Although he did not plan ahead for it, during this period – which he used to describe as “my life’s fruitful stage” – Mandelbrot began to study “the behavior of financial prices” and price variation. In Research Note NC87, he put his focus on financial speculation. In 1963, he developed “The Variation of Certain Speculative Prices,” which economists routinely cited thereafter. IBM’s computers proved central to Mandelbrot’s research and data analysis.

“My Wandering Life”

In 2010, Mandelbrot died of illness at age 85, in Cambridge, Massachusetts, shortly before he planned to make the final changes to his memoir.
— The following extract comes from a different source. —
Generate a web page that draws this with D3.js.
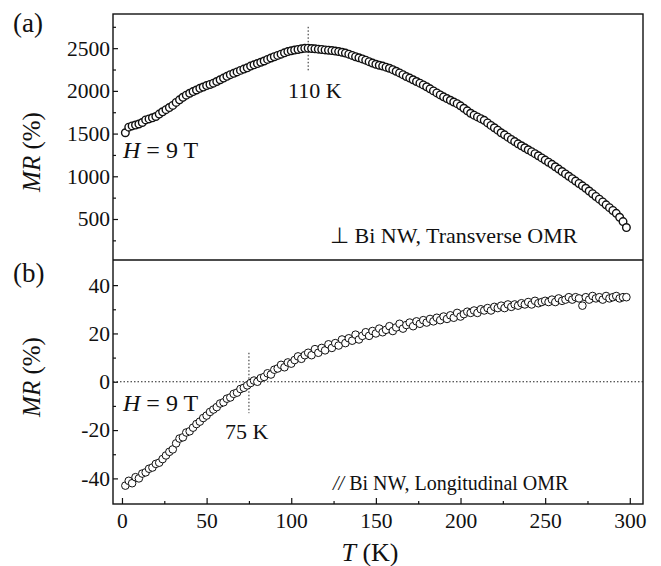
<!DOCTYPE html>
<html>
<head>
<meta charset="utf-8">
<script src="https://cdn.jsdelivr.net/npm/d3@7"></script>
<style>
  body { margin: 0; background: #fff; }
</style>
</head>
<body>
<svg id="chart" width="661" height="566"></svg>
<script>
// temperature (K) for both panels
var tempK = [
  2,4,6,8,10,12,14,16,18,20,
  22,24,26,28,30,32,34,36,38,40,
  42,44,46,48,50,52,54,56,58,60,
  62,64,66,68,70,72,74,76,78,80,
  82,84,86,88,90,92,94,96,98,100,
  102,104,106,108,110,112,114,116,118,120,
  122,124,126,128,130,132,134,136,138,140,
  142,144,146,148,150,152,154,156,158,160,
  162,164,166,168,170,172,174,176,178,180,
  182,184,186,188,190,192,194,196,198,200,
  202,204,206,208,210,212,214,216,218,220,
  222,224,226,228,230,232,234,236,238,240,
  242,244,246,248,250,252,254,256,258,260,
  262,264,266,268,270,272,274,276,278,280,
  282,284,286,288,290,292,294,296,298
];

// (a) transverse MR (%)
var mrTransverse = [
  1510,1575,1590,1600,1612,1630,1660,1672,1685,1700,
  1728,1755,1780,1805,1830,1865,1895,1925,1950,1972,
  1992,2010,2030,2045,2062,2075,2090,2110,2130,2150,
  2170,2190,2205,2222,2240,2255,2270,2290,2305,2320,
  2335,2350,2368,2385,2400,2415,2430,2445,2460,2470,
  2478,2485,2492,2498,2500,2496,2492,2488,2485,2480,
  2476,2472,2466,2460,2452,2442,2430,2415,2400,2388,
  2374,2360,2342,2325,2312,2300,2290,2278,2265,2248,
  2230,2210,2190,2167,2150,2130,2110,2090,2070,2048,
  2024,2000,1976,1953,1930,1910,1890,1870,1850,1825,
  1796,1766,1738,1716,1695,1675,1655,1625,1596,1568,
  1540,1510,1485,1458,1432,1406,1380,1357,1334,1311,
  1288,1265,1240,1215,1190,1165,1140,1112,1084,1056,
  1028,1000,972,944,916,888,860,828,796,764,
  732,700,666,633,600,566,520,470,400
];

// (b) longitudinal MR (%)
var mrLongitudinal = [
  -43,-41,-42,-39.5,-40,-38,-37.5,-36,-35.5,-34,
  -33.5,-32,-30.5,-29,-28,-25.5,-23.5,-23,-21,-20.5,
  -19,-17.5,-16.5,-15,-14,-12.5,-11.5,-10.5,-9,-8.5,
  -7,-6.5,-5,-4.5,-3,-2.5,-1.5,-0.5,0.5,0,
  1.5,2,3.5,3,5,5.5,7,6,8,7.5,
  9,10.5,9.5,11,12,11,13.5,12,14,13,
  15.5,14,16,15,17.5,16,18,17,19.5,17.5,
  19,20.5,19,21,20,22,20.5,21.5,23,21,
  22.5,24,22,23.5,24.5,23,25,24,25.5,24.5,
  26,25,26.5,25.5,27,26,27.5,26.5,28.5,27,
  28,29,28.5,29.5,28.5,30,29.5,30.5,29.5,31,
  30.5,31.5,30.5,32,31,32,31.5,32.5,32,33,
  32,33.5,32.5,33,33.5,33,34,33,34.5,33.5,
  34,35,34,35,34.5,31.5,35,34,35.5,34.5,
  35,34,35.5,34.5,35,35.5,34.5,35,35
];

var xTicks = [0, 50, 100, 150, 200, 250, 300],
    xMinor = [25, 75, 125, 175, 225, 275],
    yTicksA = [500, 1000, 1500, 2000, 2500],
    yMinorA = [250, 750, 1250, 1750, 2250, 2750],
    yTicksB = [-40, -20, 0, 20, 40],
    yMinorB = [-30, -10, 10, 30];

var serif = '"Liberation Serif", "Times New Roman", serif';

var svg = d3.select('#chart');

var left = 113, right = 643,
    topA = 14, mid = 260, bottomB = 504;

var x = d3.scaleLinear().domain([-5.3, 307.8]).range([left, right]),
    yA = d3.scaleLinear().domain([20, 2900]).range([mid, topA]),
    yB = d3.scaleLinear().domain([-50.6, 50.4]).range([bottomB, mid]);

var fmt = function(d) { return String(d); };

function styleAxis(g) {
    g.attr('font-family', null).attr('font-size', null);
    g.select('.domain').remove();
    g.selectAll('line').attr('stroke', '#111').attr('stroke-width', 1.2);
    g.selectAll('text').style('font-size', '21.5px').attr('fill', '#111');
}

// y axes (ticks point inward)
svg.append('g').attr('transform', 'translate(' + left + ',0)')
    .call(d3.axisLeft(yA).tickValues(yTicksA).tickSize(-5).tickPadding(3).tickFormat(fmt)).call(styleAxis);
svg.append('g').attr('transform', 'translate(' + left + ',0)')
    .call(d3.axisLeft(yA).tickValues(yMinorA).tickSize(-3).tickFormat('')).call(styleAxis);
svg.append('g').attr('transform', 'translate(' + left + ',0)')
    .call(d3.axisLeft(yB).tickValues(yTicksB).tickSize(-5).tickPadding(3).tickFormat(fmt)).call(styleAxis);
svg.append('g').attr('transform', 'translate(' + left + ',0)')
    .call(d3.axisLeft(yB).tickValues(yMinorB).tickSize(-3).tickFormat('')).call(styleAxis);

// x axis
svg.append('g').attr('transform', 'translate(0,' + bottomB + ')')
    .call(d3.axisBottom(x).tickValues(xTicks).tickSize(-6).tickPadding(9).tickFormat(fmt)).call(styleAxis);
svg.append('g').attr('transform', 'translate(0,' + bottomB + ')')
    .call(d3.axisBottom(x).tickValues(xMinor).tickSize(-3).tickFormat('')).call(styleAxis);

// frames
svg.append('rect').attr('x', left).attr('y', topA).attr('width', right - left).attr('height', bottomB - topA)
    .attr('fill', 'none').attr('stroke', '#111').attr('stroke-width', 1.4);
svg.append('line').attr('x1', left).attr('x2', right).attr('y1', mid).attr('y2', mid)
    .attr('stroke', '#111').attr('stroke-width', 1.4);

// dotted guide lines
function guide(x1, y1, x2, y2) {
    svg.append('line').attr('x1', x1).attr('y1', y1).attr('x2', x2).attr('y2', y2)
        .attr('stroke', '#222').attr('stroke-width', 1).attr('stroke-dasharray', '1.5,2');
}
guide(x(110), yA(2750), x(110), yA(2220));
guide(left, yB(0), right, yB(0));
guide(x(75), yB(12), x(75), yB(-13));

// data points
var dataA = tempK.map(function(t, i) { return { t: t, v: mrTransverse[i] }; }),
    dataB = tempK.map(function(t, i) { return { t: t, v: mrLongitudinal[i] }; });

svg.append('g').selectAll('circle').data(dataA).enter().append('circle')
    .attr('cx', function(d) { return x(d.t); })
    .attr('cy', function(d) { return yA(d.v); })
    .attr('r', 3.8).attr('fill', '#fff').attr('stroke', '#111').attr('stroke-width', 1.4);

svg.append('g').selectAll('circle').data(dataB).enter().append('circle')
    .attr('cx', function(d) { return x(d.t); })
    .attr('cy', function(d) { return yB(d.v); })
    .attr('r', 3.8).attr('fill', '#fff').attr('stroke', '#111').attr('stroke-width', 1);

// text labels
function label(xp, yp, size, parts, anchor) {
    var t = svg.append('text').attr('x', xp).attr('y', yp).style('font-size', size + 'px')
        .attr('text-anchor', anchor || 'start');
    parts.forEach(function(p) {
        t.append('tspan').text(p[0]).style('font-style', p[1] ? 'italic' : 'normal');
    });
    return t;
}

label(13, 32, 27, [['(a)']]);
label(13, 282, 27, [['(b)']]);
label(288, 98, 22, [['110 K']]);
label(123, 158, 24, [['H', 1], [' = 9 T']]);
label(123, 411, 24, [['H', 1], [' = 9 T']]);
label(225, 439, 22, [['75 K']]);
label(330, 243, 22, [['\u22A5 Bi NW, Transverse OMR']]);
label(333, 490, 20, [['//', 1], [' Bi NW, Longitudinal OMR']]);

label(370, 561, 26, [['T', 1], [' (K)']], 'middle');
label(0, 0, 25, [['MR', 1], [' (%)']], 'middle').attr('transform', 'translate(40,152) rotate(-90)');
label(0, 0, 25, [['MR', 1], [' (%)']], 'middle').attr('transform', 'translate(40,377) rotate(-90)');

// serif face on every text
svg.selectAll('text').style('font-family', serif).style('fill', '#111');
</script>
</body>
</html>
Writing “as my wandering life fades away,” Mandelbrot knew that he didn’t have much time left.

He was a man of wide-ranging loves and eclectic interests: “the roughness of coastlines and price graphs, the music of Charles Wuorinen and György Ligeti, the paintings of Augusto Giacometti and prints of Hokusai.” Mandelbrot sensed universal features and recurring patterns in all these things, as well as in the art of Salvador Dalí, the dramatic works of Tom Stoppard, the poems of Wallace Stevens and the design of the Eiffel Tower.

A rare genius, Mandelbrot introduced the concept of fractal images to the world. He taught others how to decode them by applying a few basic rules. He provided great insights and numerous intellectual gifts to the world. Perhaps his most significant legacies are the force and endurance of his joyous curiosity and his passionate pursuit of knowledge. Mandelbrot lived his life convinced that, “Bottomless wonders spring from simple rules...repeated without end.”

About the Author

Benoit Mandelbrot, a world-famous mathematician, is the father of fractal geometry. He developed a formal “theory of roughness” in nature and discovered the Mandelbrot set, the ideal example of mathematical visualization.